_Problem to work on:_ Pictures are not part of the copy. Retype the lines from the first one through the line that contains "const redSpread = 3;".

_Supplied material:_

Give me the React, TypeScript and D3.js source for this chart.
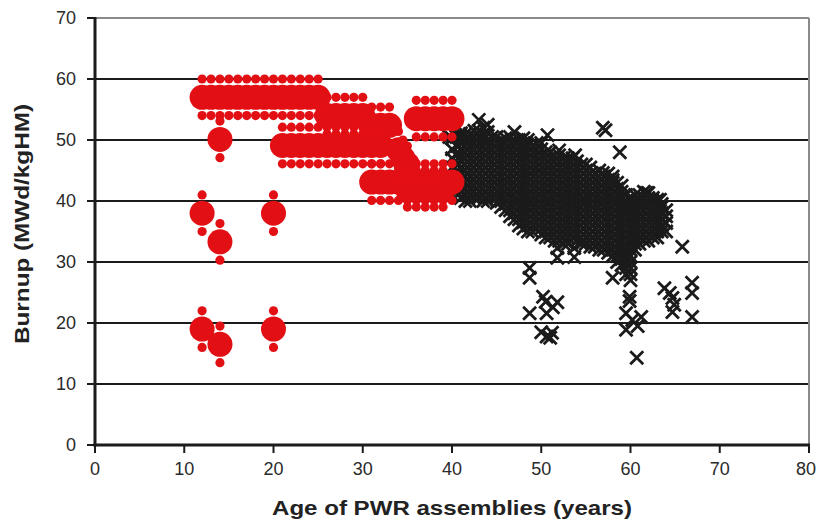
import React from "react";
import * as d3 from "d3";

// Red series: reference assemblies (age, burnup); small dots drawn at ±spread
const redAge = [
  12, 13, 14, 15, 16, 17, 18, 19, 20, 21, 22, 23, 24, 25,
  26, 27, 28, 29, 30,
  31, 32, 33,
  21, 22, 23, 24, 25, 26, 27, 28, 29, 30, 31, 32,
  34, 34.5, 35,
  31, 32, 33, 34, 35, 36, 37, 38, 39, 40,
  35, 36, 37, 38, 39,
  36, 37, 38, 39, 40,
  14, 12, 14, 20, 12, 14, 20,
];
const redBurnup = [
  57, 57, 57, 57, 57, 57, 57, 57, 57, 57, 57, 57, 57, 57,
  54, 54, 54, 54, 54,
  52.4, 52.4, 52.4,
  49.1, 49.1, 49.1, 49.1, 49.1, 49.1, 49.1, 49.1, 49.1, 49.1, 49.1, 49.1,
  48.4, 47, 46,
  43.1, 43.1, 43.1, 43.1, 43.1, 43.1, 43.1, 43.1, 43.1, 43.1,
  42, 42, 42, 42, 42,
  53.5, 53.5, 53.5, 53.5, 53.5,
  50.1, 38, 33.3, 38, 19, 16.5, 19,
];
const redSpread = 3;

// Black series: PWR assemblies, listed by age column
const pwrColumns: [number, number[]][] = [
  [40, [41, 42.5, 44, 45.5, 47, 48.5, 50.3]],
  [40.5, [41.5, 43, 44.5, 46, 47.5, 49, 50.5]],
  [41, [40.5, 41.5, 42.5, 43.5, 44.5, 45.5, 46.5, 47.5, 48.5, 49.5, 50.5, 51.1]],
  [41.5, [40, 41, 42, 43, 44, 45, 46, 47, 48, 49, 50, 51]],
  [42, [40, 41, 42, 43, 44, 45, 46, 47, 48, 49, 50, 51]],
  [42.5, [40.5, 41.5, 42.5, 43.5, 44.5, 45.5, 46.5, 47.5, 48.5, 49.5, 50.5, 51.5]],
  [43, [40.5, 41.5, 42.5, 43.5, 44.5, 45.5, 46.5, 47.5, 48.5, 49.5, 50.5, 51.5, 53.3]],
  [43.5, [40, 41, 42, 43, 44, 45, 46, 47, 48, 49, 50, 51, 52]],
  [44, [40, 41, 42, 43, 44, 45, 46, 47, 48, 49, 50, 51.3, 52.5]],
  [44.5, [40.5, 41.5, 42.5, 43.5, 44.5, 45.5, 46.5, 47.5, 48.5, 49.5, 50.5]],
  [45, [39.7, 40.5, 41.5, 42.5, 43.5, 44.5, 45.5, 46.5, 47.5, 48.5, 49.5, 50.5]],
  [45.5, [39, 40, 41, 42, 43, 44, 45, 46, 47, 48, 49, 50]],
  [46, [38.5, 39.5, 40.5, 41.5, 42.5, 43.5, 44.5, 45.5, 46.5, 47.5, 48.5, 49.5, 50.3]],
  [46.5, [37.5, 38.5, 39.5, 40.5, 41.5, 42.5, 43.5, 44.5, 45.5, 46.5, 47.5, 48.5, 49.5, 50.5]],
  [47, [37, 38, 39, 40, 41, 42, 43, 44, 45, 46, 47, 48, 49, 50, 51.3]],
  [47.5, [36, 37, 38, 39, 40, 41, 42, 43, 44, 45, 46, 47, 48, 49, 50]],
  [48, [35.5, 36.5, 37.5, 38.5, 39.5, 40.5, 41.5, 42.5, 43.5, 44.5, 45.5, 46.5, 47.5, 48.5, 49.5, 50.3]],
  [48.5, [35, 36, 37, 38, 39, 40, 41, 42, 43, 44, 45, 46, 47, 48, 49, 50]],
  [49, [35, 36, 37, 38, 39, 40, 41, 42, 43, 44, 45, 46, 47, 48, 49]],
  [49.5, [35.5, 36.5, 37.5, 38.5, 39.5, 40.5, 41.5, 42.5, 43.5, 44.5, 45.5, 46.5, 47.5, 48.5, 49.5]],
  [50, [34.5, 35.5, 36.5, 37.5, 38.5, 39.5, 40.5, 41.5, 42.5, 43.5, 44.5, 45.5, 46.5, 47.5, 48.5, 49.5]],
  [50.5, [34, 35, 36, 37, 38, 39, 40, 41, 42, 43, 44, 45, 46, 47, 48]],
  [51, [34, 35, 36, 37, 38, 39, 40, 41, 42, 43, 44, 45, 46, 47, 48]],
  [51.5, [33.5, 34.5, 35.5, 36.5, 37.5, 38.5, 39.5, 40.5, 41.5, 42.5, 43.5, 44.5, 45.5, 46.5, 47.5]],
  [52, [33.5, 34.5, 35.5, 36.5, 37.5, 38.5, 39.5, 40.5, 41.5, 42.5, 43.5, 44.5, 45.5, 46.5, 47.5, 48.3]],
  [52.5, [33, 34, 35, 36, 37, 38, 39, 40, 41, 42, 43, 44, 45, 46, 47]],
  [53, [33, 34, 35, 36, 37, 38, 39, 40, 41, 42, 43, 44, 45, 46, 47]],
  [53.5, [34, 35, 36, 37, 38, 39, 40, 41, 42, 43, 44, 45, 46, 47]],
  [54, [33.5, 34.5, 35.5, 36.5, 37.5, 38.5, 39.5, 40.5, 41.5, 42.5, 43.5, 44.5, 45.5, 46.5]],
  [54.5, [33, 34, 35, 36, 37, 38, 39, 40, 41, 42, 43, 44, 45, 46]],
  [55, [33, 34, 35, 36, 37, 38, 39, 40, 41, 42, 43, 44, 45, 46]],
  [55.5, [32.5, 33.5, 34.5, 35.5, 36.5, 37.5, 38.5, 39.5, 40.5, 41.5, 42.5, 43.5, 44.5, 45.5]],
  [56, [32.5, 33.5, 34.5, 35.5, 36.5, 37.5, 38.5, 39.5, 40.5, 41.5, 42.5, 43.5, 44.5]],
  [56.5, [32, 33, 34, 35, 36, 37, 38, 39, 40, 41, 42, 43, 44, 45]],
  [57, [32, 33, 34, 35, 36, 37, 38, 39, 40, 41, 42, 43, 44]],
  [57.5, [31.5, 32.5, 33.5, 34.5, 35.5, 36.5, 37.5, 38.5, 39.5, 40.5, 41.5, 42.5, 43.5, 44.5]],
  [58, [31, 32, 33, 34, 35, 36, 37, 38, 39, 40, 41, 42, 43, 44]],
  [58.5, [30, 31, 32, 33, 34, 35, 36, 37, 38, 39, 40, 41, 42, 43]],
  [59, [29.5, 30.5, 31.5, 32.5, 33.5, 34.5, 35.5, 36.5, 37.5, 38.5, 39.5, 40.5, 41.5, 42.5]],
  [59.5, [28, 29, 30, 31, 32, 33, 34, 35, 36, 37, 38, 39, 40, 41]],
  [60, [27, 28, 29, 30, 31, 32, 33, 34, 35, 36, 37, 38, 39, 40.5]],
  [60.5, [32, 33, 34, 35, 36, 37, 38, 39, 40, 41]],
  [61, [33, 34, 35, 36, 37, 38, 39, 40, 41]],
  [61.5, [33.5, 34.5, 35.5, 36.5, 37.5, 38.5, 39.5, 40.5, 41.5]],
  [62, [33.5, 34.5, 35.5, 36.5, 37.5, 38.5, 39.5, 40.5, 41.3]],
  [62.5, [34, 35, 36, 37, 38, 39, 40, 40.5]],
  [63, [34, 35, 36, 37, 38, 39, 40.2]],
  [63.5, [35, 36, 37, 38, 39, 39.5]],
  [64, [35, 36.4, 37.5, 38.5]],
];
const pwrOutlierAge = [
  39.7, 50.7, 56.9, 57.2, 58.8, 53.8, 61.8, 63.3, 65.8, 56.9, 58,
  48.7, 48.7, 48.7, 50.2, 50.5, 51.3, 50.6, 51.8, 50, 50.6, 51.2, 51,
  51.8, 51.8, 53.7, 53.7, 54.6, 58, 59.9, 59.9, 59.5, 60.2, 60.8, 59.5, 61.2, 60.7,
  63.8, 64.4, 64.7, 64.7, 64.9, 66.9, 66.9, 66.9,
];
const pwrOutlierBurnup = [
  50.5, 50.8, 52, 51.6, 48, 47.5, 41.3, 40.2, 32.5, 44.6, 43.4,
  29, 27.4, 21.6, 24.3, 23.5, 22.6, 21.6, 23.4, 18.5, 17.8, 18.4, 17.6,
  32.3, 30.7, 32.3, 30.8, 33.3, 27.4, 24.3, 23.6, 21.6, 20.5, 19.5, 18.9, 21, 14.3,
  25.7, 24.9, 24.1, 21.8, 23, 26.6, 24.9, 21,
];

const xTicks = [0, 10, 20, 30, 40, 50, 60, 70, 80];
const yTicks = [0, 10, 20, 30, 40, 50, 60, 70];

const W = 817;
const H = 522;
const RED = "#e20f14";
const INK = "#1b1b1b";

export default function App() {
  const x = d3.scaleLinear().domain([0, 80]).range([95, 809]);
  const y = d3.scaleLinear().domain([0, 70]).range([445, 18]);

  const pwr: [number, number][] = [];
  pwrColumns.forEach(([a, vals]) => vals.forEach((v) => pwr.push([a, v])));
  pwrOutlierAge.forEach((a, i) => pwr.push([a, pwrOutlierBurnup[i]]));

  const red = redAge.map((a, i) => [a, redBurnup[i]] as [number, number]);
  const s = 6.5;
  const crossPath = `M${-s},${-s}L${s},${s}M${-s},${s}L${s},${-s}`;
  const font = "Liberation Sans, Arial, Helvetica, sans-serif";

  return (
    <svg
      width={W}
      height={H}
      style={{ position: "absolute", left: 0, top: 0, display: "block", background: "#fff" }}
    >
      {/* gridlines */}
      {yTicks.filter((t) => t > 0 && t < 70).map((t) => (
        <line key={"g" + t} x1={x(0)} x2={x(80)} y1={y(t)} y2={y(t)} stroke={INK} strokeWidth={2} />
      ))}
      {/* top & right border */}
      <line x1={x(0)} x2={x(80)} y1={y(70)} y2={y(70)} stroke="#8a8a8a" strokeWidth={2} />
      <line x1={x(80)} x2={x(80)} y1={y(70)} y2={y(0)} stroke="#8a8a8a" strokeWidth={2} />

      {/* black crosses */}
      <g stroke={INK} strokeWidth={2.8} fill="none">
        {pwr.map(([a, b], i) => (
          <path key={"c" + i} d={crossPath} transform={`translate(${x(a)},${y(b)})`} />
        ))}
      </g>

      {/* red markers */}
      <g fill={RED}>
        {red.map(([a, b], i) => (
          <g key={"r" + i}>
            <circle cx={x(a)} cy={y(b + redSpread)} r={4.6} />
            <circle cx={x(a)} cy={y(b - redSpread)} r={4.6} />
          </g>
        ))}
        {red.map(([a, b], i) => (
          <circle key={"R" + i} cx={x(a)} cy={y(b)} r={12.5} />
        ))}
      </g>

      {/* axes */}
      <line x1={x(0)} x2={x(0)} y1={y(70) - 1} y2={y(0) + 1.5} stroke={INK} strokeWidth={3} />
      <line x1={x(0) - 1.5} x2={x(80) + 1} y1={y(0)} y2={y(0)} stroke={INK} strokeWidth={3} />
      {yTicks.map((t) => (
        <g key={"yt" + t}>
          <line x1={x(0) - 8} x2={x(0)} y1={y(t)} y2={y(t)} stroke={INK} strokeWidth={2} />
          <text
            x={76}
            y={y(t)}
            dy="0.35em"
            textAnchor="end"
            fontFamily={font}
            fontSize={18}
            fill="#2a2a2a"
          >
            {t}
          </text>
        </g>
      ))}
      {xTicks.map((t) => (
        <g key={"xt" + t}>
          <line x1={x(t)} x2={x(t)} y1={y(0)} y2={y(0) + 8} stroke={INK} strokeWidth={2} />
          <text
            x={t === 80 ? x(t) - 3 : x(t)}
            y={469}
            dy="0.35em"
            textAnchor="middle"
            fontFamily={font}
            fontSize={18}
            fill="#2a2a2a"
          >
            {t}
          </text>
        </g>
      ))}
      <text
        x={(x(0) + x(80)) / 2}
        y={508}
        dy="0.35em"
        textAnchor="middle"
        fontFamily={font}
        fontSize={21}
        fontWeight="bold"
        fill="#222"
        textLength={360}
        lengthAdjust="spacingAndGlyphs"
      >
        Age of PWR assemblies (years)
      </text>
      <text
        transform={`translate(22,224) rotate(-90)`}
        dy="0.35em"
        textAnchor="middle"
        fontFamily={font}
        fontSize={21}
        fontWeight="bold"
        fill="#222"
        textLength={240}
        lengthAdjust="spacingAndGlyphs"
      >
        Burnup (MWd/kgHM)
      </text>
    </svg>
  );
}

_Task solution:_
Give me the React, TypeScript and D3.js source for this chart.
import React from "react";
import * as d3 from "d3";

// Red series: reference assemblies (age, burnup); small dots drawn at ±spread
const redAge = [
  12, 13, 14, 15, 16, 17, 18, 19, 20, 21, 22, 23, 24, 25,
  26, 27, 28, 29, 30,
  31, 32, 33,
  21, 22, 23, 24, 25, 26, 27, 28, 29, 30, 31, 32,
  34, 34.5, 35,
  31, 32, 33, 34, 35, 36, 37, 38, 39, 40,
  35, 36, 37, 38, 39,
  36, 37, 38, 39, 40,
  14, 12, 14, 20, 12, 14, 20,
];
const redBurnup = [
  57, 57, 57, 57, 57, 57, 57, 57, 57, 57, 57, 57, 57, 57,
  54, 54, 54, 54, 54,
  52.4, 52.4, 52.4,
  49.1, 49.1, 49.1, 49.1, 49.1, 49.1, 49.1, 49.1, 49.1, 49.1, 49.1, 49.1,
  48.4, 47, 46,
  43.1, 43.1, 43.1, 43.1, 43.1, 43.1, 43.1, 43.1, 43.1, 43.1,
  42, 42, 42, 42, 42,
  53.5, 53.5, 53.5, 53.5, 53.5,
  50.1, 38, 33.3, 38, 19, 16.5, 19,
];
const redSpread = 3;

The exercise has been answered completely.